Certainly, a lot of what draws viewers is the quality of the show in general--the sophisticated, playful writing, the production values and all the other characters around Ally. She doesn't exist in a vacuum. She's one of a passel of eccentric characters--most of whom share a unisex bathroom at work. Her avaricious, older-woman-lusting boss is filled with self-styled philosophy. ("Everyone's alone, Ally. Being in a relationship just makes it easier to take," is perhaps his most famous one-liner.) There's the nerdy, odd but brilliant partner, the know-it-all secretary who invented a "face-bra," Ally's brassy lawyer roommate and, of course, her ex-boyfriend's wife, Georgia, played by the blondly beautiful Courtney Thorne-Smith, late of "Melrose Place."

Still, Ally herself is relentlessly scrutinized in a way that few television characters are.

Kelley, who is also creator of "Chicago Hope" and "Picket Fences" (and a former executive producer of "L.A. Law"), claims to be as perplexed as anyone over the extraordinary examination that viewers give Ally--and the show--each week.

"On one Monday night, on 'The Practice' we'll have an episode on physician-assisted suicide," says Kelley. "On 'Ally,' there will be a story about a romance.

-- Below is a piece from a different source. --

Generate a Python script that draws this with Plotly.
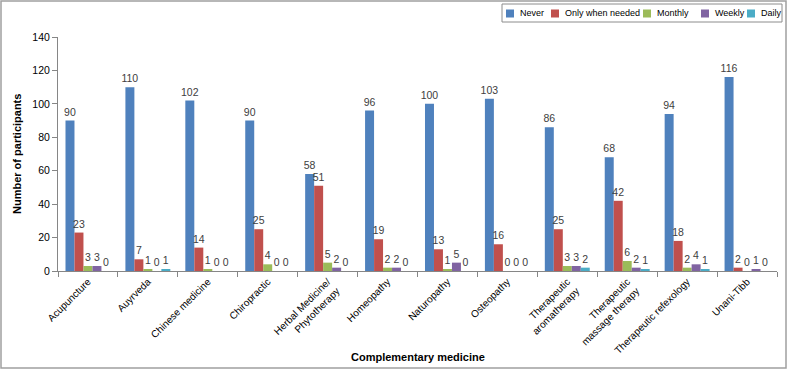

And the letters of outrage that pour in the next day are not 'How could you show that physician assisting at someone's death?' but 'How can you have Ally's skirts so short?' And 'What's with that unisex bathroom?' "

Kelley says that Ally is neither a generational archetype nor a television rendering of any one person he had in mind. (And, no, she's not based on his wife, actress Michelle Pfeiffer.)

"If someone comes up to me and says, 'She's my role model,' I say, 'Don't,' " says Kelley. "While you find her endearing this week, you may find her objectionable next week. Ally is Ally. She's not supposed to represent a gender or age. She's her own beast."

* "Ally McBeal" airs Mondays at 9 p.m. on Fox (Channel 11).